◆ Written problem ◆
Repeat all of the data precisely.

◆ Recorded information ◆
━━━━━━━━━━
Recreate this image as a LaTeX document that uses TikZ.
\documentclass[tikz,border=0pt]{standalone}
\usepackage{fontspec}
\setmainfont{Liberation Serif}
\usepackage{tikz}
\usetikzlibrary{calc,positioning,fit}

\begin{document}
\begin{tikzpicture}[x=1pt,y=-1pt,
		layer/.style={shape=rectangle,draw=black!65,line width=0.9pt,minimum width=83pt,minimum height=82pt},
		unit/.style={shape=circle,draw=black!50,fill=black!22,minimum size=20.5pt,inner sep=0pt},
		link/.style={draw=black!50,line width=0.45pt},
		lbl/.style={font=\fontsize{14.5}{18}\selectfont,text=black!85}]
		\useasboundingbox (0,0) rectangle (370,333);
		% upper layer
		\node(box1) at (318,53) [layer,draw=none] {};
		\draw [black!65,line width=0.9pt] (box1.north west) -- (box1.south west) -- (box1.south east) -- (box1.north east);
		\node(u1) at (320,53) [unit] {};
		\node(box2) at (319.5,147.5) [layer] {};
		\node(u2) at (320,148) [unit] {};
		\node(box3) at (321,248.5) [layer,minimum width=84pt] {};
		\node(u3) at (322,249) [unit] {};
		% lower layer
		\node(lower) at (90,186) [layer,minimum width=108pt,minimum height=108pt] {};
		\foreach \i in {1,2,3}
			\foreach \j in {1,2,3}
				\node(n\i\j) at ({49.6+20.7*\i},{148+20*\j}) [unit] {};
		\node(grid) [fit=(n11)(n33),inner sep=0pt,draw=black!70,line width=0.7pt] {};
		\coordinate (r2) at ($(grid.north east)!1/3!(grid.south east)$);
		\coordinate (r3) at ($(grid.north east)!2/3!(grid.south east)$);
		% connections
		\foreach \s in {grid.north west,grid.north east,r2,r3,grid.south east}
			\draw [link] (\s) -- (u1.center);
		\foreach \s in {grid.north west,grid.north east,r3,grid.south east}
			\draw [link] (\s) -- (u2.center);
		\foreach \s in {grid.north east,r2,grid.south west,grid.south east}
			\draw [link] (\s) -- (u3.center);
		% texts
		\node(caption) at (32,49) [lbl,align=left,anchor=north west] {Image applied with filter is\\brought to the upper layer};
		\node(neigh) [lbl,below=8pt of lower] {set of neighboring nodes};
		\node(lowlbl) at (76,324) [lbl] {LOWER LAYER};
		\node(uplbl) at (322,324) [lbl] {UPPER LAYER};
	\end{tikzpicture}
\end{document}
━━━━━━━━━━
◆ The result ◆
Recreate this image as a LaTeX document that uses TikZ.
\documentclass[tikz,border=0pt]{standalone}
\usepackage{fontspec}
\setmainfont{Liberation Serif}
\usepackage{tikz}
\usetikzlibrary{calc,positioning,fit}

\begin{document}
\begin{tikzpicture}[x=1pt,y=-1pt,
		layer/.style={shape=rectangle,draw=black!65,line width=0.9pt,minimum width=83pt,minimum height=82pt},
		unit/.style={shape=circle,draw=black!50,fill=black!22,minimum size=20.5pt,inner sep=0pt},
		link/.style={draw=black!50,line width=0.45pt},
		lbl/.style={font=\fontsize{14.5}{18}\selectfont,text=black!85}]
		\useasboundingbox (0,0) rectangle (370,333);
		% upper layer
		\node(box1) at (318,53) [layer,draw=none] {};
		\draw [black!65,line width=0.9pt] (box1.north west) -- (box1.south west) -- (box1.south east) -- (box1.north east);
		\node(u1) at (320,53) [unit] {};
		\node(box2) at (319.5,147.5) [layer] {};
		\node(u2) at (320,148) [unit] {};
		\node(box3) at (321,248.5) [layer,minimum width=84pt] {};
		\node(u3) at (322,249) [unit] {};
		% lower layer
		\node(lower) at (90,186) [layer,minimum width=108pt,minimum height=108pt] {};
		\foreach \i in {1,2,3}
			\foreach \j in {1,2,3}
				\node(n\i\j) at ({49.6+20.7*\i},{148+20*\j}) [unit] {};
		\node(grid) [fit=(n11)(n33),inner sep=0pt,draw=black!70,line width=0.7pt] {};
		\coordinate (r2) at ($(grid.north east)!1/3!(grid.south east)$);
		\coordinate (r3) at ($(grid.north east)!2/3!(grid.south east)$);
		% connections
		\foreach \s in {grid.north west,grid.north east,r2,r3,grid.south east}
			\draw [link] (\s) -- (u1.center);
		\foreach \s in {grid.north west,grid.north east,r3,grid.south east}
			\draw [link] (\s) -- (u2.center);
		\foreach \s in {grid.north east,r2,grid.south west,grid.south east}
			\draw [link] (\s) -- (u3.center);
		% texts
		\node(caption) at (32,49) [lbl,align=left,anchor=north west] {Image applied with filter is\\brought to the upper layer};
		\node(neigh) [lbl,below=8pt of lower] {set of neighboring nodes};
		\node(lowlbl) at (76,324) [lbl] {LOWER LAYER};
		\node(uplbl) at (322,324) [lbl] {UPPER LAYER};
	\end{tikzpicture}
\end{document}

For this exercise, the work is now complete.